## [EXERCISE DATA]

-- -- --

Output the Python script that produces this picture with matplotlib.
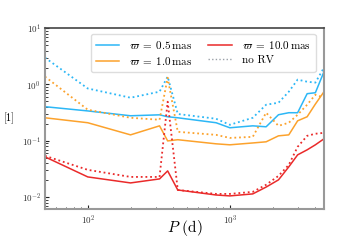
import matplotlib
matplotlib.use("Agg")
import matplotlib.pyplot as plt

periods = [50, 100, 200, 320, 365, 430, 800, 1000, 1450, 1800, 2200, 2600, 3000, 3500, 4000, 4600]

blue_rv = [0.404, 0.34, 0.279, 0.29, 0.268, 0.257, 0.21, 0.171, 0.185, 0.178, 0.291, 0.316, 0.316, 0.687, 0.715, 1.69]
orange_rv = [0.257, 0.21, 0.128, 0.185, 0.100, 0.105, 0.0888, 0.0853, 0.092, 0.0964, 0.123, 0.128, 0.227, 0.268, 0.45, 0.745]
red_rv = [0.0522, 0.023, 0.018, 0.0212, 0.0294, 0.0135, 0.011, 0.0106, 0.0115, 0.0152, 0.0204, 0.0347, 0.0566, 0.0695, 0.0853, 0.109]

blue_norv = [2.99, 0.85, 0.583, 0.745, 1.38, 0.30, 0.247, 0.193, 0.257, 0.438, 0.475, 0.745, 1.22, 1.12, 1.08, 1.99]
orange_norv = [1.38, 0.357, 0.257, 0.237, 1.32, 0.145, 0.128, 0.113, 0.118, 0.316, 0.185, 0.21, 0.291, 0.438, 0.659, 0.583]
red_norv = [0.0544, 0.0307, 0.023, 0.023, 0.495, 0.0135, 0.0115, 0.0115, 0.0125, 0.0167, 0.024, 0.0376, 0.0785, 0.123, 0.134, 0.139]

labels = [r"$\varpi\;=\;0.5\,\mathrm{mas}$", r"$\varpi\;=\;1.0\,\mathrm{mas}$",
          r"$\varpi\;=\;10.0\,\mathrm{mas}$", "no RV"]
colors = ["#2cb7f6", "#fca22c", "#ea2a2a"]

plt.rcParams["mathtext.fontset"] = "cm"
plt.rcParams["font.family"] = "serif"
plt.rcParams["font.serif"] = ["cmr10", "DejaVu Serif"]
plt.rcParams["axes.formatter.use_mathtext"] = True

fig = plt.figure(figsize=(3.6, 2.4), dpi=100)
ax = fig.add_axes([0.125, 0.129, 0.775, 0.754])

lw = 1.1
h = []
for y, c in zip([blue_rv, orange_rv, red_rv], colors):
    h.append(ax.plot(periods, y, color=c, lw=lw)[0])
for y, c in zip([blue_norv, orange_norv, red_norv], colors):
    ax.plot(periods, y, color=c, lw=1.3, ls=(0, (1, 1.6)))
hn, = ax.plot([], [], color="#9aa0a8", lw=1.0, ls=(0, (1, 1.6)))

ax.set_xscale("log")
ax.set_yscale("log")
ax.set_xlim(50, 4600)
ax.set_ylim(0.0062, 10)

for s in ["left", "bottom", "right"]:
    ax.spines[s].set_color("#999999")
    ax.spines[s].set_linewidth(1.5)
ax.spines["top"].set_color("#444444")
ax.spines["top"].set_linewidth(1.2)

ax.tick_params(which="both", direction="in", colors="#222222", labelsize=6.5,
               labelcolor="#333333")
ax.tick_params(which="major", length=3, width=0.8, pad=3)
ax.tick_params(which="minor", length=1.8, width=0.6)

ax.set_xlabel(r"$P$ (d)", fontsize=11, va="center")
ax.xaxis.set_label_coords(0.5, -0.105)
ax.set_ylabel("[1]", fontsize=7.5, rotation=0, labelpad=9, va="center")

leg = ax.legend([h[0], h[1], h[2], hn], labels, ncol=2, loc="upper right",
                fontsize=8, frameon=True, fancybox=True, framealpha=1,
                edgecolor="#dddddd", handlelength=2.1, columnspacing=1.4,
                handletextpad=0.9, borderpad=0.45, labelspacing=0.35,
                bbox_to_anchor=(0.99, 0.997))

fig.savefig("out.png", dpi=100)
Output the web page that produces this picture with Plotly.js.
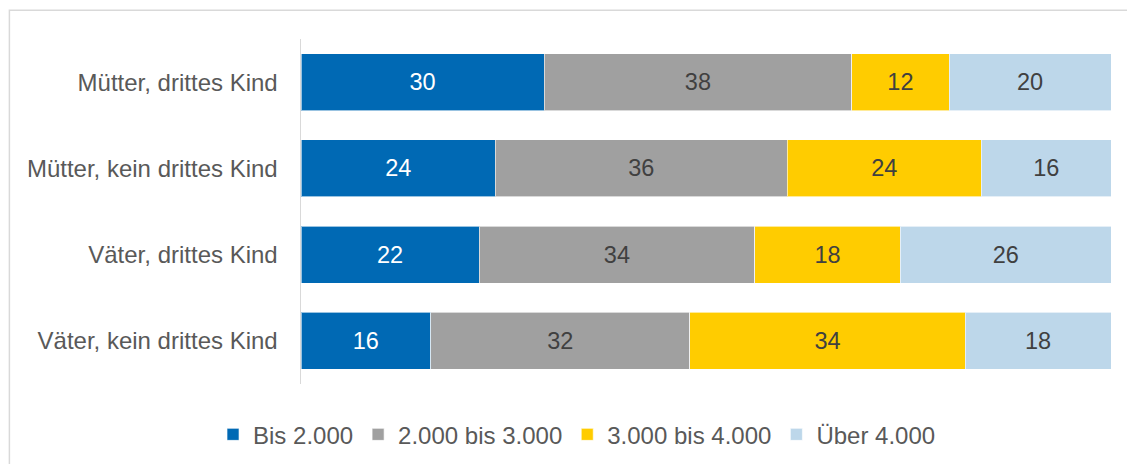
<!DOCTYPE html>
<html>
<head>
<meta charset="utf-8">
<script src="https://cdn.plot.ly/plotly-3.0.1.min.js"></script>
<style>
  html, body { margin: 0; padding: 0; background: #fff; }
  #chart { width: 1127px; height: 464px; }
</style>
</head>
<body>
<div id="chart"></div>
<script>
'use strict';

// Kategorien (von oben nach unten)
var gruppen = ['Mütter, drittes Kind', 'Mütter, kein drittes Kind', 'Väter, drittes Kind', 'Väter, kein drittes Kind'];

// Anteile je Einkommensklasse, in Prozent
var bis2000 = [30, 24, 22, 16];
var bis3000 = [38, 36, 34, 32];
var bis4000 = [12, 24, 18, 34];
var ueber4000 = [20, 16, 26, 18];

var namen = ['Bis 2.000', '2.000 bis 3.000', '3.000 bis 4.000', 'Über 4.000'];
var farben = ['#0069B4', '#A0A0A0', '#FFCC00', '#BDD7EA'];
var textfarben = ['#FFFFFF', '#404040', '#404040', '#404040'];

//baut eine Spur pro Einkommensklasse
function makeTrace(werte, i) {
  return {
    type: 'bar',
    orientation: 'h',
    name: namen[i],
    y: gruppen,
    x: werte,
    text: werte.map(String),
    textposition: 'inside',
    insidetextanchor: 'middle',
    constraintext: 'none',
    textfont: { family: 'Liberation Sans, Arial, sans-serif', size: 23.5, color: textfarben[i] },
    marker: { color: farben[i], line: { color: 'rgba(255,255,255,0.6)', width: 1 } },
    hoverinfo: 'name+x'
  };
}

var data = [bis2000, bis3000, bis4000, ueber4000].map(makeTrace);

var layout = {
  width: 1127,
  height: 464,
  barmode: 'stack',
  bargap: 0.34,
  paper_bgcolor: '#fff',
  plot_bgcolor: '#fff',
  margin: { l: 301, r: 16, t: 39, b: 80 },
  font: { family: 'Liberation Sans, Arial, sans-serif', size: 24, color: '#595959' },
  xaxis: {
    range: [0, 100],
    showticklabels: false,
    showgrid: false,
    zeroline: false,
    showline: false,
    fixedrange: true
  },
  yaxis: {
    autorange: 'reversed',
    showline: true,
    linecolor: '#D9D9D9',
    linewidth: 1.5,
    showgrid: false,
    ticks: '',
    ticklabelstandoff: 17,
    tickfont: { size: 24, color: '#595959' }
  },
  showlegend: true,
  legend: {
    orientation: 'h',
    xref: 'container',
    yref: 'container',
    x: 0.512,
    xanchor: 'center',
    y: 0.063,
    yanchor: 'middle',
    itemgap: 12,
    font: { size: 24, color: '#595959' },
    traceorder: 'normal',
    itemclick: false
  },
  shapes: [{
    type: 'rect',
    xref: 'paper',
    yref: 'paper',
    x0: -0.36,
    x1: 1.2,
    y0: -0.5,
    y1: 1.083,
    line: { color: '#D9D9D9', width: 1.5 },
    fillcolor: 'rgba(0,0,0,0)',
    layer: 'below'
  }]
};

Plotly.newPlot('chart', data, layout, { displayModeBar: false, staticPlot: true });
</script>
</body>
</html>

-- -- --

## [DIRECTION]
Take the listing above and restate it word for word, without its pictures.

## [RESULT FOR THIS EXERCISE]
Output the Python script that produces this picture with matplotlib.
import matplotlib
matplotlib.use("Agg")
import matplotlib.pyplot as plt

periods = [50, 100, 200, 320, 365, 430, 800, 1000, 1450, 1800, 2200, 2600, 3000, 3500, 4000, 4600]

blue_rv = [0.404, 0.34, 0.279, 0.29, 0.268, 0.257, 0.21, 0.171, 0.185, 0.178, 0.291, 0.316, 0.316, 0.687, 0.715, 1.69]
orange_rv = [0.257, 0.21, 0.128, 0.185, 0.100, 0.105, 0.0888, 0.0853, 0.092, 0.0964, 0.123, 0.128, 0.227, 0.268, 0.45, 0.745]
red_rv = [0.0522, 0.023, 0.018, 0.0212, 0.0294, 0.0135, 0.011, 0.0106, 0.0115, 0.0152, 0.0204, 0.0347, 0.0566, 0.0695, 0.0853, 0.109]

blue_norv = [2.99, 0.85, 0.583, 0.745, 1.38, 0.30, 0.247, 0.193, 0.257, 0.438, 0.475, 0.745, 1.22, 1.12, 1.08, 1.99]
orange_norv = [1.38, 0.357, 0.257, 0.237, 1.32, 0.145, 0.128, 0.113, 0.118, 0.316, 0.185, 0.21, 0.291, 0.438, 0.659, 0.583]
red_norv = [0.0544, 0.0307, 0.023, 0.023, 0.495, 0.0135, 0.0115, 0.0115, 0.0125, 0.0167, 0.024, 0.0376, 0.0785, 0.123, 0.134, 0.139]

labels = [r"$\varpi\;=\;0.5\,\mathrm{mas}$", r"$\varpi\;=\;1.0\,\mathrm{mas}$",
          r"$\varpi\;=\;10.0\,\mathrm{mas}$", "no RV"]
colors = ["#2cb7f6", "#fca22c", "#ea2a2a"]

plt.rcParams["mathtext.fontset"] = "cm"
plt.rcParams["font.family"] = "serif"
plt.rcParams["font.serif"] = ["cmr10", "DejaVu Serif"]
plt.rcParams["axes.formatter.use_mathtext"] = True

fig = plt.figure(figsize=(3.6, 2.4), dpi=100)
ax = fig.add_axes([0.125, 0.129, 0.775, 0.754])

lw = 1.1
h = []
for y, c in zip([blue_rv, orange_rv, red_rv], colors):
    h.append(ax.plot(periods, y, color=c, lw=lw)[0])
for y, c in zip([blue_norv, orange_norv, red_norv], colors):
    ax.plot(periods, y, color=c, lw=1.3, ls=(0, (1, 1.6)))
hn, = ax.plot([], [], color="#9aa0a8", lw=1.0, ls=(0, (1, 1.6)))

ax.set_xscale("log")
ax.set_yscale("log")
ax.set_xlim(50, 4600)
ax.set_ylim(0.0062, 10)

for s in ["left", "bottom", "right"]:
    ax.spines[s].set_color("#999999")
    ax.spines[s].set_linewidth(1.5)
ax.spines["top"].set_color("#444444")
ax.spines["top"].set_linewidth(1.2)

ax.tick_params(which="both", direction="in", colors="#222222", labelsize=6.5,
               labelcolor="#333333")
ax.tick_params(which="major", length=3, width=0.8, pad=3)
ax.tick_params(which="minor", length=1.8, width=0.6)

ax.set_xlabel(r"$P$ (d)", fontsize=11, va="center")
ax.xaxis.set_label_coords(0.5, -0.105)
ax.set_ylabel("[1]", fontsize=7.5, rotation=0, labelpad=9, va="center")

leg = ax.legend([h[0], h[1], h[2], hn], labels, ncol=2, loc="upper right",
                fontsize=8, frameon=True, fancybox=True, framealpha=1,
                edgecolor="#dddddd", handlelength=2.1, columnspacing=1.4,
                handletextpad=0.9, borderpad=0.45, labelspacing=0.35,
                bbox_to_anchor=(0.99, 0.997))

fig.savefig("out.png", dpi=100)
Output the web page that produces this picture with Plotly.js.
<!DOCTYPE html>
<html>
<head>
<meta charset="utf-8">
<script src="https://cdn.plot.ly/plotly-3.0.1.min.js"></script>
<style>
  html, body { margin: 0; padding: 0; background: #fff; }
  #chart { width: 1127px; height: 464px; }
</style>
</head>
<body>
<div id="chart"></div>
<script>
'use strict';

// Kategorien (von oben nach unten)
var gruppen = ['Mütter, drittes Kind', 'Mütter, kein drittes Kind', 'Väter, drittes Kind', 'Väter, kein drittes Kind'];

// Anteile je Einkommensklasse, in Prozent
var bis2000 = [30, 24, 22, 16];
var bis3000 = [38, 36, 34, 32];
var bis4000 = [12, 24, 18, 34];
var ueber4000 = [20, 16, 26, 18];

var namen = ['Bis 2.000', '2.000 bis 3.000', '3.000 bis 4.000', 'Über 4.000'];
var farben = ['#0069B4', '#A0A0A0', '#FFCC00', '#BDD7EA'];
var textfarben = ['#FFFFFF', '#404040', '#404040', '#404040'];

//baut eine Spur pro Einkommensklasse
function makeTrace(werte, i) {
  return {
    type: 'bar',
    orientation: 'h',
    name: namen[i],
    y: gruppen,
    x: werte,
    text: werte.map(String),
    textposition: 'inside',
    insidetextanchor: 'middle',
    constraintext: 'none',
    textfont: { family: 'Liberation Sans, Arial, sans-serif', size: 23.5, color: textfarben[i] },
    marker: { color: farben[i], line: { color: 'rgba(255,255,255,0.6)', width: 1 } },
    hoverinfo: 'name+x'
  };
}

var data = [bis2000, bis3000, bis4000, ueber4000].map(makeTrace);

var layout = {
  width: 1127,
  height: 464,
  barmode: 'stack',
  bargap: 0.34,
  paper_bgcolor: '#fff',
  plot_bgcolor: '#fff',
  margin: { l: 301, r: 16, t: 39, b: 80 },
  font: { family: 'Liberation Sans, Arial, sans-serif', size: 24, color: '#595959' },
  xaxis: {
    range: [0, 100],
    showticklabels: false,
    showgrid: false,
    zeroline: false,
    showline: false,
    fixedrange: true
  },
  yaxis: {
    autorange: 'reversed',
    showline: true,
    linecolor: '#D9D9D9',
    linewidth: 1.5,
    showgrid: false,
    ticks: '',
    ticklabelstandoff: 17,
    tickfont: { size: 24, color: '#595959' }
  },
  showlegend: true,
  legend: {
    orientation: 'h',
    xref: 'container',
    yref: 'container',
    x: 0.512,
    xanchor: 'center',
    y: 0.063,
    yanchor: 'middle',
    itemgap: 12,
    font: { size: 24, color: '#595959' },
    traceorder: 'normal',
    itemclick: false
  },
  shapes: [{
    type: 'rect',
    xref: 'paper',
    yref: 'paper',
    x0: -0.36,
    x1: 1.2,
    y0: -0.5,
    y1: 1.083,
    line: { color: '#D9D9D9', width: 1.5 },
    fillcolor: 'rgba(0,0,0,0)',
    layer: 'below'
  }]
};

Plotly.newPlot('chart', data, layout, { displayModeBar: false, staticPlot: true });
</script>
</body>
</html>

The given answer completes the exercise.